Childhood and Child Labour in the British Industrial Revolution

Review

By Richard Brown, published 4th August 2010

Childhood and Child Labour in the British Industrial Revolution by Jane Humphries

(Studies in Economic History, Cambridge University Press), 2010

439pp., £60, hard, ISBN 978-0-521-84756-8

In Kirkheaton churchyard near Huddersfield there is a 15 foot stone obelisk topped by a flame that commemorates ‘The dreadful fate of 17 children who fell unhappy victims to a raging fire at Mr Atkinson's factory at Colne Bridge, February 14th 1818.'  All the dead were girls; the youngest nine, the oldest eighteen.  The fire started when about 5 am a boy aged ten was sent downstairs to the ground floor card room to collect some cotton rovings.  Instead of taking a lamp, he took a candle that ignited the cotton waste and the fire spread quickly through the factory that became a raging inferno.  The children were trapped on the top floor when the staircase collapsed.  The entire factory was destroyed in less than thirty minutes and the boy who had inadvertently started the fire was the last person to leave the building alive.  It is not surprising that child labour and the need to regulate it became a national issue in the early 1830s. Eric Hopkins Childhood Transformed:  Working Class Children in Nineteenth-Century England, (Routledge), 1994, Pamela Horn Children's Work and Welfare 1780-1880s, (Macmillan), 1994 and Peter Kirby Child labour in Britain, 1750-1870, (Palgrave), 2003, each provide valuable insights into children's work and how and why it changed but, until the publication of this excellent and very important study, we have lacked a detailed account of working-class childhood during the industrial revolution. 

What makes this book important is its use of over 600 autobiographies written by working men in the eighteenth and nineteenth centuries.  This allows Jane Humphries to examine features of working-class childhood that conventional sources tend not to detail.  The result is revised estimates of when children started work, the question of social mobility, the nature and extent of apprenticeship and the duration of schooling.  She shows that the apparent increase in child labour during the classic period of industrialisation between 1790 and 1850, entrenched in traditional and modern sectors of the economy, was caused by mechanisation and division of labour.  Child labour was far more extensive than some historians have previously argued with Peter Kirby, for example, arguing that the use of very young children was ‘never widespread'.  In fact, if very young meant below 10, then it was far from rare with the children of factory workers and outworkers, for example, all starting work well below that age.  She also shows that the existence of fatherless and large families, a common feature of societies where fertility and mortality were both high, often meant that children were crucial as supports for mothers trying to hold together their families.  This reinforces the question of how children and women, who stood increasingly at the margins of the economy, were able to survive in living conditions that were often appalling and working conditions that were exploitative, dangerous and often traumatic.  By a deft combination of quantitative analysis and qualitative sources, a methodology examined in the second chapter, Jane Humphries has effectively reconstructed the conditions in which the metamorphosis from childhood to adulthood was tentatively achieved.  In doing so, she extends the discussion of childhood beyond the family and household economy into consideration of family relationships and wider kin structures.   By the mid-nineteenth century, child labour was already in decline with children born between 1851 and 1871 starting work later than those born earlier in the century and spending longer in schooling in some form. 
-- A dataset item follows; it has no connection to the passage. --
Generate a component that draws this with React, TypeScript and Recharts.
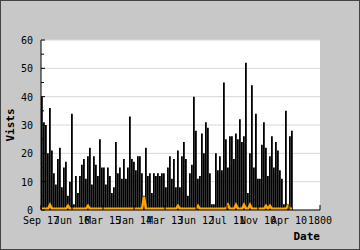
import React from 'react'
import {
  Bar,
  CartesianGrid,
  ComposedChart,
  Line,
  XAxis,
  YAxis,
} from 'recharts'

// daily visits (black bars)
const visits = [
  40, 31, 30, 20, 36, 21, 13, 9, 18, 22, 8, 15, 17, 5, 10, 34, 2, 12, 6, 12, 16, 18, 11, 19, 22, 9, 19, 16, 12, 25, 15,
  15, 9, 15, 12, 6, 8, 24, 13, 15, 11, 18, 11, 15, 33, 18, 17, 14, 19, 19, 13, 5, 22, 12, 13, 6, 13, 12, 13, 12, 13, 13,
  8, 15, 19, 11, 18, 8, 21, 8, 19, 24, 18, 5, 13, 16, 40, 28, 11, 12, 27, 20, 31, 29, 13, 2, 2, 20, 14, 19, 14, 45, 25,
  15, 26, 26, 18, 27, 25, 32, 24, 26, 52, 6, 20, 44, 15, 34, 11, 11, 23, 31, 22, 12, 19, 26, 15, 24, 21, 14, 11, 2, 35, 2, 26, 28,
]

// second series (orange line near the floor)
const other = [
  0.4, 0.4, 0.4, 0.4, 1.8, 0.4, 0.4, 0.4, 0.4, 0.4,
  0.4, 0.4, 0.4, 1.5, 0.4, 0.4, 0.4, 0.4, 0.4, 0.4,
  0.4, 0.4, 0.4, 1.5, 0.4, 0.4, 0.4, 0.4, 0.4, 0.4,
  0.4, 0.4, 0.4, 0.4, 0.4, 0.4, 0.4, 0.4, 0.4, 0.4,
  0.4, 0.4, 0.4, 0.4, 0.4, 0.4, 0.4, 0.4, 0.4, 0.4,
  0.4, 4.7, 0.4, 0.4, 0.4, 0.4, 0.4, 0.4, 0.4, 0.4,
  0.4, 0.4, 0.4, 0.4, 0.4, 0.4, 0.4, 0.4, 1.5, 0.4,
  0.4, 0.4, 0.4, 0.4, 0.4, 0.4, 0.4, 0.4, 1.5, 0.4,
  0.4, 0.4, 0.4, 0.4, 0.4, 0.4, 0.4, 0.4, 0.4, 0.4,
  0.4, 0.4, 0.4, 1.8, 0.4, 0.4, 0.4, 1.8, 0.4, 0.4,
  0.4, 1.8, 0.4, 0.4, 1.8, 0.4, 0.4, 0.4, 0.4, 0.4,
  0.4, 0.4, 1.5, 0.4, 1.5, 0.4, 0.4, 0.4, 0.4, 0.4,
  0.4, 0.4, 0.4, 1.5, 0.4, 0.4,
]

const xTickLabels = ['Sep 17', 'Jun 16', 'Mar 15', 'Jan 14', 'Mar 13', 'Jun 12', 'Jul 11', 'Nov 10', 'Apr 10', '1800']
const xTicks = [-0.5, 15, 30.5, 46, 61.5, 77, 92.5, 108, 123.5, 139]
const yTicks = [0, 5, 10, 15, 20, 25, 30, 35, 40, 45, 50, 55, 60]
const gridValues = [10, 20, 30, 40, 50, 60]

const data = visits.map((v, i) => ({ i, v, o: other[i] }))

const font = '"DejaVu Sans Mono", monospace'

const XTick = (props: any) => {
  const { x, y, payload } = props
  const idx = xTicks.indexOf(payload.value)
  return (
    <g>
      <line x1={x} x2={x} y1={y} y2={y - 5} stroke="#000" />
      <text x={x} y={y + 14} textAnchor="middle" fontFamily={font} fontSize={10} fill="#000">
        {xTickLabels[idx]}
      </text>
    </g>
  )
}

const YTick = (props: any) => {
  const { x, y, payload } = props
  const major = payload.value % 10 === 0
  return (
    <g>
      <line x1={x} x2={x + (major ? 4 : 3)} y1={y} y2={y} stroke="#000" />
      {major && (
        <text x={x - 8} y={y + 4} textAnchor="end" fontFamily={font} fontSize={10} fill="#000">
          {payload.value}
        </text>
      )}
    </g>
  )
}

export default function App() {
  return (
    <div style={{ position: 'absolute', left: 0, top: 0, width: 360, height: 250, background: '#c8c8c8' }}>
      <ComposedChart width={360} height={250} data={data} margin={{ top: 40, right: 40, bottom: 0, left: 0 }}>
        <CartesianGrid vertical={false} horizontalValues={gridValues} stroke="#d8d8d8" fill="#ffffff" fillOpacity={1} />
        <XAxis
          dataKey="i"
          type="number"
          domain={[-0.5, 139]}
          ticks={xTicks}
          interval={0}
          height={40}
          tickSize={0}
          tickMargin={0}
          tickLine={false}
          axisLine={{ stroke: '#000' }}
          tick={<XTick />}
        />
        <YAxis
          type="number"
          domain={[0, 60]}
          ticks={yTicks}
          interval={0}
          width={41}
          tickSize={0}
          tickMargin={0}
          tickLine={false}
          axisLine={{ stroke: '#000' }}
          tick={<YTick />}
        />
        <Bar dataKey="v" fill="#000" barSize={2} isAnimationActive={false} />
        <Line dataKey="o" stroke="#ffa500" strokeWidth={2.5} dot={false} type="linear" isAnimationActive={false} />
      </ComposedChart>
      <svg width={360} height={250} style={{ position: 'absolute', left: 0, top: 0, pointerEvents: 'none' }}>
        <rect x={0.5} y={0.5} width={359} height={249} fill="none" stroke="#444" />
        <text
          x={14}
          y={125}
          transform="rotate(-90 14 125)"
          textAnchor="middle"
          fontFamily={font}
          fontSize={11}
          fontWeight="bold"
          fill="#000"
        >
          Vists
        </text>
        <text x={320} y={240} textAnchor="end" fontFamily={font} fontSize={11} fontWeight="bold" fill="#000">
          Date
        </text>
      </svg>
    </div>
  )
}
This book was a joy to read even.  Some of its findings are shocking to the modern mind and remind us that child exploitation remains a global problem in those societies where poverty and large families mean that children retain their crucial economic role.  It is full of excellent examples that teachers could use in the classroom to enliven what can sometimes be a rather staid discussion of factory legislation.  I hope that a paperback version will follow quickly.